▸ Objective
Leaving the pictures out, print the lines from the first line of the listing through the line containing "const yTicks = [0, 10000, 20000, 30000, 40000];", exactly as they read, and no others.

▸ Supplied entries
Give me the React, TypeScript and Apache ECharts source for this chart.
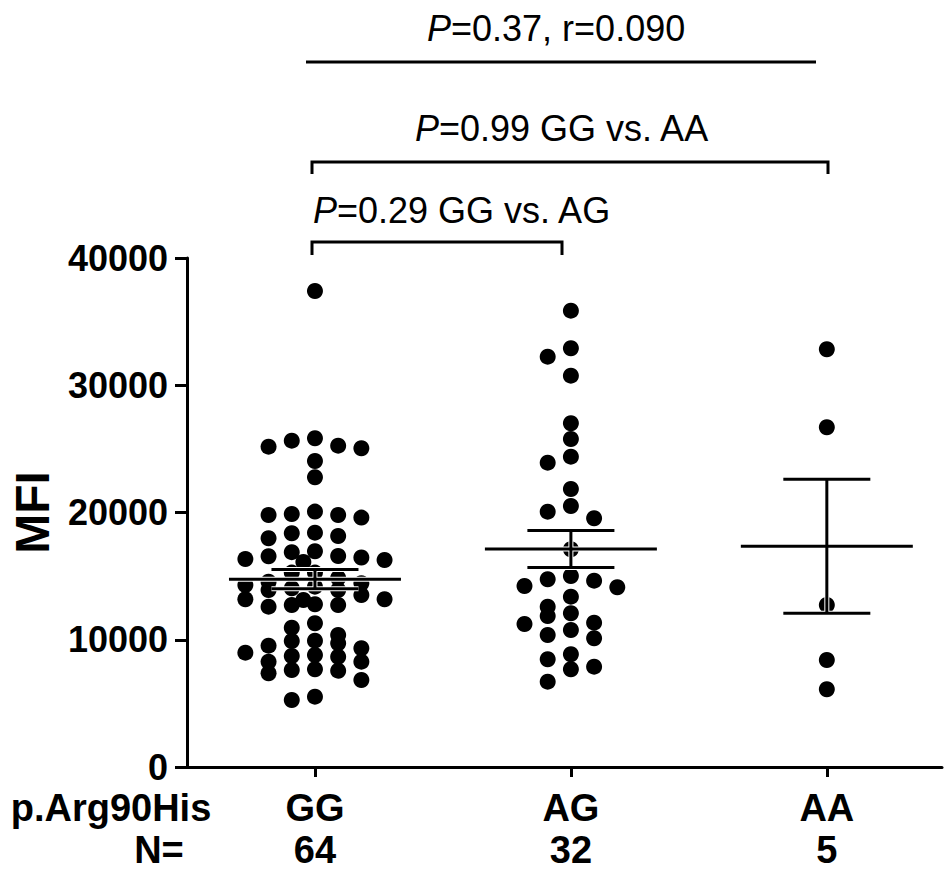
import React, { useEffect, useRef } from "react";
import * as echarts from "echarts";

// ---------- data ----------
const categories = ["GG", "AG", "AA"];
const groupSizes = ["64", "32", "5"];
const yTicks = [0, 10000, 20000, 30000, 40000];

const ggValues = [
  37410, 25645, 25172, 25046, 25251, 25833, 24049, 22767,
  20070, 19600, 19805, 19805, 19883, 18366, 17973, 18154, 18413,
  16582, 16465, 16268, 16952, 16111, 16347, 16559, 16881,
  15280, 14850, 14437, 15280, 14563, 14170, 13911, 13517, 13911, 14044, 14303,
  13180, 12732, 12598, 13124, 12732, 12787, 13180,
  10948, 11293, 10374, 9926, 8983, 9720, 8723, 9329, 8802, 9533, 9902, 8668,
  8276, 7678, 7623, 6837, 7364, 7568, 8276, 5265, 5525,
];
const agValues = [
  35861, 32906, 32247, 30752, 27012, 25777, 24386, 23915, 21848,
  20064, 20512, 19546, 17109, 15011, 14642, 14123, 13384, 14225, 14752,
  12079, 11341, 10767, 11238, 10374, 11867, 12598, 10114, 8857, 7883, 7678, 8464, 6704,
];
const aaValues = [32827, 26697, 12732, 8409, 6106];

const rowLabels = ["p.Arg90His", "N="];
const comparisonTexts = [
  ["P", "=0.37, r=0.090"],
  ["P", "=0.99 GG vs. AA"],
  ["P", "=0.29 GG vs. AG"],
];

// ---------- helpers ----------
const FONT = "'Liberation Sans', Arial, Helvetica, sans-serif";
const ROW_PX = 14;
const HALF_PITCH_PX = 11.6;

function mean(v: number[]) {
  return v.reduce((a, b) => a + b, 0) / v.length;
}
function sem(v: number[]) {
  const m = mean(v);
  const sd = Math.sqrt(v.reduce((a, b) => a + (b - m) * (b - m), 0) / (v.length - 1));
  return sd / Math.sqrt(v.length);
}

function swarm(values: number[], center: number, pxPerX: number, pxPerY: number) {
  const idx = values.map((_, i) => i).sort((a, b) => values[b] - values[a]);
  const slots = [0, -2, 2, -4, 4, -6, 6, -1, 1, -3, 3, -5, 5, -8, 8, -7, 7];
  const out: number[][] = [];
  let i = 0;
  while (i < idx.length) {
    const startPx = values[idx[i]] * pxPerY;
    const row: number[] = [];
    while (i < idx.length && startPx - values[idx[i]] * pxPerY < ROW_PX) {
      row.push(idx[i]);
      i++;
    }
    row.forEach((k, j) => {
      out.push([center + (slots[j] * HALF_PITCH_PX) / pxPerX, values[k]]);
    });
  }
  return out;
}

export default function App() {
  const ref = useRef<HTMLDivElement>(null);

  useEffect(() => {
    document.body.style.margin = "0";
    const chart = echarts.init(ref.current!, null, { renderer: "svg" });

    const axisLineStyle = { color: "#000", width: 3 };
    const textBase = { fontFamily: FONT, fontSize: 36, fill: "#000" };

    const graphic: any[] = [
      {
        type: "text",
        style: { text: rowLabels[0], x: 111, y: 808, align: "center", verticalAlign: "middle", fontFamily: FONT, fontSize: 38, fontWeight: "bold", fill: "#000" },
      },
      {
        type: "text",
        style: { text: rowLabels[1], x: 159, y: 850, align: "center", verticalAlign: "middle", fontFamily: FONT, fontSize: 38, fontWeight: "bold", fill: "#000" },
      },
      {
        type: "line",
        shape: { x1: 306, y1: 62, x2: 816, y2: 62 },
        style: { stroke: "#000", lineWidth: 3 },
      },
      {
        type: "polyline",
        shape: { points: [[312, 174], [312, 162], [828, 162], [828, 174]] },
        style: { stroke: "#000", lineWidth: 3, fill: null },
      },
      {
        type: "polyline",
        shape: { points: [[312, 255], [312, 242], [562, 242], [562, 255]] },
        style: { stroke: "#000", lineWidth: 3, fill: null },
      },
    ];
    const textPos = [
      [427, 28],
      [415, 128],
      [313, 210],
    ];
    comparisonTexts.forEach((t, i) => {
      graphic.push({
        type: "text",
        style: {
          text: `{i|${t[0]}}${t[1]}`,
          x: textPos[i][0],
          y: textPos[i][1],
          align: "left",
          verticalAlign: "middle",
          ...textBase,
          rich: { i: { fontStyle: "italic", fontFamily: FONT, fontSize: 36, fill: "#000" } },
        },
      });
    });

    chart.setOption({
      animation: false,
      backgroundColor: "#fff",
      grid: { left: 186, right: 4, top: 258, bottom: 107 },
      xAxis: {
        type: "value",
        min: -0.5,
        max: 2.45,
        splitLine: { show: false },
        axisLine: { onZero: false, lineStyle: axisLineStyle },
        axisTick: { show: true, customValues: [0, 1, 2], length: 10, lineStyle: axisLineStyle },
        axisLabel: {
          show: true,
          customValues: [0, 1, 2],
          margin: 20,
          formatter: (v: number) => `{c|${categories[Math.round(v)]}}\n{c|${groupSizes[Math.round(v)]}}`,
          rich: { c: { fontFamily: FONT, fontSize: 38, fontWeight: "bold", color: "#000", lineHeight: 42 } },
        },
      },
      yAxis: {
        type: "value",
        min: yTicks[0],
        max: yTicks[yTicks.length - 1],
        interval: yTicks[1] - yTicks[0],
        name: "MFI",
        nameLocation: "middle",
        nameGap: 131,
        nameTextStyle: { fontFamily: FONT, fontSize: 48, fontWeight: "bold", color: "#000" },
        splitLine: { show: false },
        axisLine: { show: true, onZero: false, lineStyle: axisLineStyle },
        axisTick: { show: true, length: 12, lineStyle: axisLineStyle },
        axisLabel: { fontFamily: FONT, fontSize: 36, fontWeight: "bold", color: "#000", margin: 19, formatter: (v: number) => String(v) },
      },
      graphic,
      series: [],
    });

    const o = chart.convertToPixel({ gridIndex: 0 }, [0, 0]) as number[];
    const a = chart.convertToPixel({ gridIndex: 0 }, [1, 10000]) as number[];
    const pxPerX = a[0] - o[0];
    const pxPerY = (o[1] - a[1]) / 10000;

    const groups = [ggValues, agValues, aaValues];
    const stats = groups.map((g, i) => [i, mean(g), sem(g)]);

    const scatterSeries = groups.map((g, i) => ({
      type: "scatter",
      name: categories[i],
      data: swarm(g, i, pxPerX, pxPerY),
      symbol: "circle",
      symbolSize: 16,
      itemStyle: { color: "#000", opacity: 1 },
      z: 2,
    }));

    const statSeries = {
      type: "custom",
      data: stats,
      z: 5,
      renderItem: (_p: any, api: any) => {
        const x = api.value(0);
        const m = api.value(1);
        const s = api.value(2);
        const segs = [
          [api.coord([x - 0.336, m]), api.coord([x + 0.336, m])],
          [api.coord([x, m + s]), api.coord([x, m - s])],
          [api.coord([x - 0.17, m + s]), api.coord([x + 0.17, m + s])],
          [api.coord([x - 0.17, m - s]), api.coord([x + 0.17, m - s])],
        ];
        const mk = (seg: number[][], color: string, w: number) => ({
          type: "line",
          shape: { x1: seg[0][0], y1: seg[0][1], x2: seg[1][0], y2: seg[1][1] },
          style: { stroke: color, lineWidth: w },
        });
        return {
          type: "group",
          children: [
            ...segs.map((sg) => mk(sg, "#fff", 5)),
            ...segs.map((sg) => mk(sg, "#000", 3)),
          ],
        };
      },
    };

    chart.setOption({ series: [...scatterSeries, statSeries] });

    return () => chart.dispose();
  }, []);

  return <div ref={ref} style={{ width: 946, height: 874 }} />;
}
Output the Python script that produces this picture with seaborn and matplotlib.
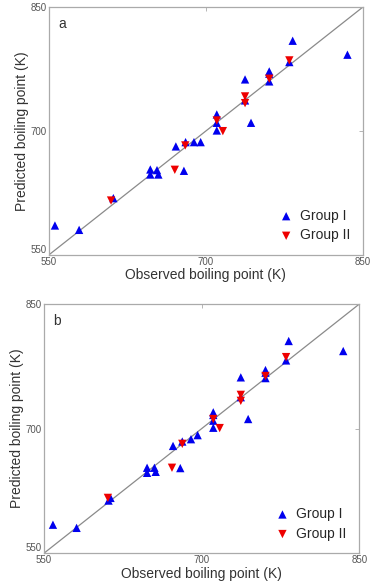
import numpy as np
import pandas as pd
import matplotlib
matplotlib.use("Agg")
import matplotlib.pyplot as plt
import seaborn as sns

# panel a - observed vs predicted boiling points (K)
a_obs_1 = [555.8, 578.9, 611.6, 646.9, 646.9, 653.3, 654.6, 671.3, 680.6, 679.0, 688.6, 695.0,
           710.4, 710.4, 710.4, 737.4, 737.4, 743.1, 760.5, 760.5, 760.5, 779.7, 782.9, 835.2]
a_pred_1 = [585.6, 580.3, 618.7, 653.4, 647.3, 652.6, 647.3, 681.3, 686.5, 651.8, 686.5, 686.5,
            720.0, 709.9, 700.6, 762.4, 737.0, 709.9, 772.1, 769.3, 760.0, 783.4, 809.2, 792.3]
a_obs_2 = [609.4, 670.3, 680.3, 710.4, 716.2, 737.4, 737.4, 760.5, 779.7]
a_pred_2 = [615.8, 653.0, 682.5, 712.7, 699.8, 741.8, 733.7, 763.2, 785.4]

# panel b
b_obs_1 = [558.5, 581.0, 611.4, 613.3, 648.1, 648.1, 655.1, 656.3, 672.8, 681.6, 679.7, 689.9,
           696.2, 711.1, 711.1, 711.1, 711.1, 737.3, 737.3, 744.3, 760.8, 760.8, 760.8, 780.4,
           782.9, 834.8]
b_pred_1 = [584.3, 580.5, 613.4, 616.6, 652.9, 646.8, 652.9, 648.0, 679.2, 684.5, 652.5, 687.3,
            692.2, 719.7, 716.5, 709.6, 701.1, 761.8, 737.9, 711.6, 770.6, 767.4, 760.9, 782.2,
            805.6, 793.5]
b_obs_2 = [610.8, 671.8, 681.6, 711.1, 717.2, 737.3, 737.3, 760.8, 780.4]
b_pred_2 = [616.6, 652.9, 681.7, 711.6, 700.7, 740.7, 733.5, 763.4, 786.2]

ticks = [550, 700, 850]

sns.set_style("white")
plt.rcParams['font.family'] = ['Liberation Sans', 'DejaVu Sans']

fig = plt.figure(figsize=(3.73, 5.86), dpi=100)
ax_a = fig.add_axes([0.131, 0.565, 0.842, 0.423])
ax_b = fig.add_axes([0.118, 0.056, 0.845, 0.425])


def draw_panel(ax, obs1, pred1, obs2, pred2, tag):
    ax.plot([550, 850], [550, 850], color='#8a8a8a', lw=0.9, zorder=1)
    sns.scatterplot(x=obs1, y=pred1, ax=ax, marker='^', color='#0000ee', s=36,
                    edgecolor='none', label='Group I', zorder=3)
    sns.scatterplot(x=obs2, y=pred2, ax=ax, marker='v', color='#ee0000', s=36,
                    edgecolor='none', label='Group II', zorder=4)
    ax.set_xlim(550, 850)
    ax.set_ylim(550, 850)
    ax.set_xticks(ticks)
    ax.set_yticks(ticks)
    ax.tick_params(direction='in', length=3, width=0.6, colors='#aaaaaa',
                   labelcolor='#555555', labelsize=7, top=True, right=True, pad=1.5)
    # the bottom y label sits just above the x label at the corner
    ax.get_yticklabels()[0].set_verticalalignment('bottom')
    for sp in ax.spines.values():
        sp.set_color('#aaaaaa')
        sp.set_linewidth(0.9)
    ax.set_xlabel('Observed boiling point (K)', fontsize=10, color='#333333', labelpad=1)
    ax.set_ylabel('Predicted boiling point (K)', fontsize=10, color='#333333', labelpad=1)
    ax.text(0.03, 0.915, tag, transform=ax.transAxes, fontsize=10, color='#333333')
    ax.legend(loc='lower right', frameon=False, fontsize=10, handletextpad=0.4,
              labelspacing=0.4, borderaxespad=0.3, borderpad=0.6, handlelength=1.2)


draw_panel(ax_a, a_obs_1, a_pred_1, a_obs_2, a_pred_2, 'a')
draw_panel(ax_b, b_obs_1, b_pred_1, b_obs_2, b_pred_2, 'b')

fig.savefig('out.png', dpi=100)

▸ Response to the exercise
Give me the React, TypeScript and Apache ECharts source for this chart.
import React, { useEffect, useRef } from "react";
import * as echarts from "echarts";

// ---------- data ----------
const categories = ["GG", "AG", "AA"];
const groupSizes = ["64", "32", "5"];
const yTicks = [0, 10000, 20000, 30000, 40000];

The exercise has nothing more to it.